Exercise aim: Drop every picture. Then return, exactly, the lines from the beginning of the listing below through the one containing "const fmt = (v: number)".

Data section:

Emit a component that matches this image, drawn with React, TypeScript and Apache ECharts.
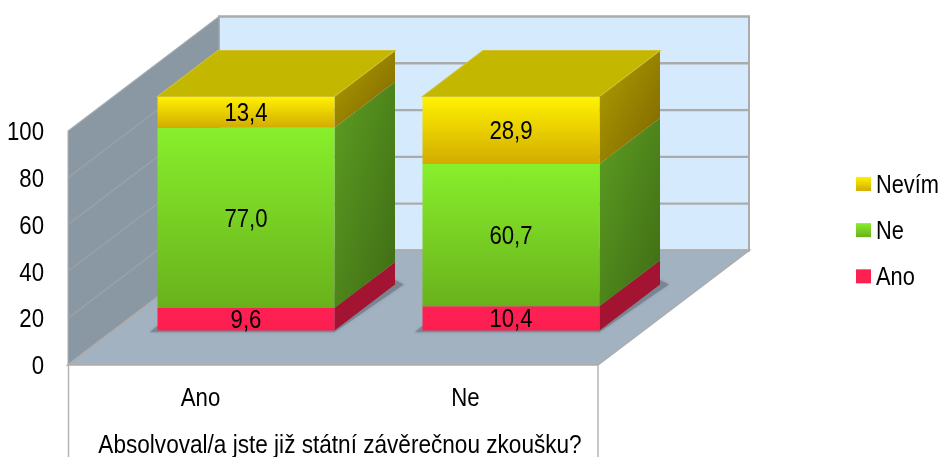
import React, { useEffect, useRef } from "react";
import * as echarts from "echarts";

const categories = ["Ano", "Ne"];
const anoValues = [9.6, 10.4];
const neValues = [77.0, 60.7];
const nevimValues = [13.4, 28.9];
const yTicks = [0, 20, 40, 60, 80, 100];
const axisTitle = "Absolvoval/a jste již státní závěrečnou zkoušku?";

// The reference is a picture stretched vertically, text included: the chart is drawn
// on a lower canvas and the whole div is stretched by STRETCH with CSS.
const STRETCH = 1.17;
const H = 457 / STRETCH;
const FONT = "'Liberation Sans', Arial, sans-serif";
const FS = 22.2;
const WALL_DX = 151;
const WALL_DY = -114.5 / STRETCH;
const BAR_DX = 45.5;
const BAR_DY = -34.5 / STRETCH;
const SIDE_DX = 60.5;
const SIDE_DY = -46 / STRETCH;
const BAR_W = 177;

const grad = (a: string, b: string) => new echarts.graphic.LinearGradient(0, 0, 0, 1, [{ offset: 0, color: a }, { offset: 1, color: b }]);
const diag = (a: string, b: string) => new echarts.graphic.LinearGradient(0, 0, 1, 1, [{ offset: 0, color: a }, { offset: 1, color: b }]);

const fmt = (v: number) => v.toFixed(1).replace(".", ",");

const wallsItem = (params: any, api: any) => {
  const cs = params.coordSys;
  const y0 = api.coord([0, 0])[1];
  const y100 = api.coord([0, 100])[1];
  const xL = cs.x;
  const xR = cs.x + cs.width;
  const bx = xL + WALL_DX;
  const bxR = xR + WALL_DX;
  const border = "#ababab";
  const children: any[] = [
    { type: "rect", shape: { x: bx, y: y100 + WALL_DY, width: bxR - bx, height: y0 - y100 }, style: { fill: "#d5eafd", stroke: border, lineWidth: 2 } },
    { type: "polygon", shape: { points: [[xL, y100], [bx, y100 + WALL_DY], [bx, y0 + WALL_DY], [xL, y0]] }, style: { fill: "#8a98a3", stroke: "#a9adb0", lineWidth: 1 } },
  ];
  yTicks.slice(1, -1).forEach((t) => {
    const y = api.coord([0, t])[1];
    children.push({ type: "line", shape: { x1: bx, y1: y + WALL_DY, x2: bxR, y2: y + WALL_DY }, style: { stroke: border, lineWidth: 2 } });
    children.push({ type: "line", shape: { x1: xL, y1: y, x2: bx, y2: y + WALL_DY }, style: { stroke: "#9fa4a8", lineWidth: 1 } });
  });
  children.push({ type: "polygon", shape: { points: [[xL, y0], [xR, y0], [bxR, y0 + WALL_DY], [bx, y0 + WALL_DY]] }, style: { fill: "#a2b2c0", stroke: "#adadad", lineWidth: 1.5 } });
  children.push({ type: "line", shape: { x1: xL + 0.5, y1: y0, x2: xL + 0.5, y2: H }, style: { stroke: "#b4b4b4", lineWidth: 1.5 } });
  children.push({ type: "line", shape: { x1: xR, y1: y0, x2: xR, y2: H }, style: { stroke: "#b4b4b4", lineWidth: 1.5 } });
  categories.forEach((_, i) => {
    const cx = api.coord([i, 0])[0] + BAR_DX;
    const by = y0 + BAR_DY;
    const l = cx - BAR_W / 2;
    const r = cx + BAR_W / 2;
    children.push({
      type: "polygon",
      shape: { points: [[l - 8, by + 1.5], [r, by + 1.5], [r + SIDE_DX + 9, by + SIDE_DY], [r + SIDE_DX, by + SIDE_DY - 4], [l, by - 4]] },
      style: { fill: "rgba(100,112,122,0.55)", shadowBlur: 3, shadowColor: "rgba(90,100,110,0.45)" },
    });
  });
  return { type: "group", children };
};

const barItem = (front: any, side: any, isTop: boolean) => (_params: any, api: any) => {
  const i = api.value(0);
  const start = api.coord([i, api.value(1)]);
  const end = api.coord([i, api.value(2)]);
  const cx = start[0] + BAR_DX;
  const l = cx - BAR_W / 2;
  const r = cx + BAR_W / 2;
  const yb = start[1] + BAR_DY;
  const yt = end[1] + BAR_DY;
  const children: any[] = [
    { type: "polygon", shape: { points: [[r, yb], [r + SIDE_DX, yb + SIDE_DY], [r + SIDE_DX, yt + SIDE_DY], [r, yt]] }, style: { fill: side } },
    { type: "rect", shape: { x: l, y: yt, width: BAR_W, height: yb - yt }, style: { fill: front } },
  ];
  if (isTop) {
    children.push({ type: "polygon", shape: { points: [[l, yt], [l + SIDE_DX, yt + SIDE_DY], [r + SIDE_DX, yt + SIDE_DY], [r, yt]] }, style: { fill: "#c3b700", stroke: "#cfc22e", lineWidth: 1 } });
  }
  children.push({
    type: "text",
    style: { text: fmt(api.value(3)), x: cx, y: (yb + yt) / 2, align: "center", verticalAlign: "middle", fontFamily: FONT, fontSize: FS, fill: "#000" },
  });
  return { type: "group", children };
};

const stacked = (vals: number[], bases: number[]) => vals.map((v, i) => [i, bases[i], bases[i] + v, v]);

export default function App() {
  const ref = useRef<HTMLDivElement>(null);
  useEffect(() => {
    document.body.style.margin = "0";
    document.body.style.background = "#fff";
    const chart = echarts.init(ref.current!, undefined, { renderer: "svg" });
    const zero = categories.map(() => 0);
    const neBase = anoValues;
    const nevimBase = anoValues.map((v, i) => v + neValues[i]);
    const yellow = grad("#fff200", "#d2ab00");
    const green = grad("#88ef2c", "#69b11c");
    const red = grad("#ff2053", "#fb1f50");
    const common = { type: "custom", encode: { x: 0, y: [1, 2] }, silent: true };
    chart.setOption({
      animation: false,
      backgroundColor: "#fff",
      grid: { left: 68, right: 342, top: 131 / STRETCH, bottom: 92.5 / STRETCH, outerBoundsMode: "none" },
      legend: {
        data: ["Nevím", "Ne", "Ano"],
        orient: "vertical",
        left: 856,
        top: 146.2,
        padding: 0,
        icon: "rect",
        itemWidth: 15,
        itemHeight: 12,
        itemGap: 17.5,
        selectedMode: false,
        textStyle: { fontFamily: FONT, fontSize: 21.8, color: "#000", lineHeight: 12 },
      },
      xAxis: {
        type: "category",
        data: categories,
        axisLine: { show: false },
        axisTick: { show: false },
        axisLabel: { fontFamily: FONT, fontSize: FS, color: "#000", margin: 16 },
        name: axisTitle,
        nameLocation: "middle",
        nameGap: 56,
        nameTextStyle: { fontFamily: FONT, fontSize: 22.6, color: "#000", padding: [0, 0, 0, 14] },
      },
      yAxis: {
        type: "value",
        min: 0,
        max: 100,
        interval: 20,
        axisLine: { show: false },
        axisTick: { show: false },
        splitLine: { show: false },
        axisLabel: { fontFamily: FONT, fontSize: FS, color: "#000", margin: 24 },
      },
      series: [
        { ...common, name: "walls", data: [[0, 0, 100, 0]], renderItem: wallsItem },
        { ...common, name: "Ano", itemStyle: { color: "#ff2053" }, data: stacked(anoValues, zero), renderItem: barItem(red, "#a31433", false) },
        { ...common, name: "Ne", itemStyle: { color: green }, data: stacked(neValues, neBase), renderItem: barItem(green, diag("#5c9e22", "#3f6b14"), false) },
        { ...common, name: "Nevím", itemStyle: { color: yellow }, data: stacked(nevimValues, nevimBase), renderItem: barItem(yellow, diag("#b0a000", "#7e6300"), true) },
      ],
    });
    return () => chart.dispose();
  }, []);
  return (
    <div style={{ width: 940, height: 457, overflow: "hidden" }}>
      <div ref={ref} style={{ width: 940, height: H, transform: `scaleY(${STRETCH})`, transformOrigin: "0 0" }} />
    </div>
  );
}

Solution for this task:
Emit a component that matches this image, drawn with React, TypeScript and Apache ECharts.
import React, { useEffect, useRef } from "react";
import * as echarts from "echarts";

const categories = ["Ano", "Ne"];
const anoValues = [9.6, 10.4];
const neValues = [77.0, 60.7];
const nevimValues = [13.4, 28.9];
const yTicks = [0, 20, 40, 60, 80, 100];
const axisTitle = "Absolvoval/a jste již státní závěrečnou zkoušku?";

// The reference is a picture stretched vertically, text included: the chart is drawn
// on a lower canvas and the whole div is stretched by STRETCH with CSS.
const STRETCH = 1.17;
const H = 457 / STRETCH;
const FONT = "'Liberation Sans', Arial, sans-serif";
const FS = 22.2;
const WALL_DX = 151;
const WALL_DY = -114.5 / STRETCH;
const BAR_DX = 45.5;
const BAR_DY = -34.5 / STRETCH;
const SIDE_DX = 60.5;
const SIDE_DY = -46 / STRETCH;
const BAR_W = 177;

const grad = (a: string, b: string) => new echarts.graphic.LinearGradient(0, 0, 0, 1, [{ offset: 0, color: a }, { offset: 1, color: b }]);
const diag = (a: string, b: string) => new echarts.graphic.LinearGradient(0, 0, 1, 1, [{ offset: 0, color: a }, { offset: 1, color: b }]);

const fmt = (v: number) => v.toFixed(1).replace(".", ",");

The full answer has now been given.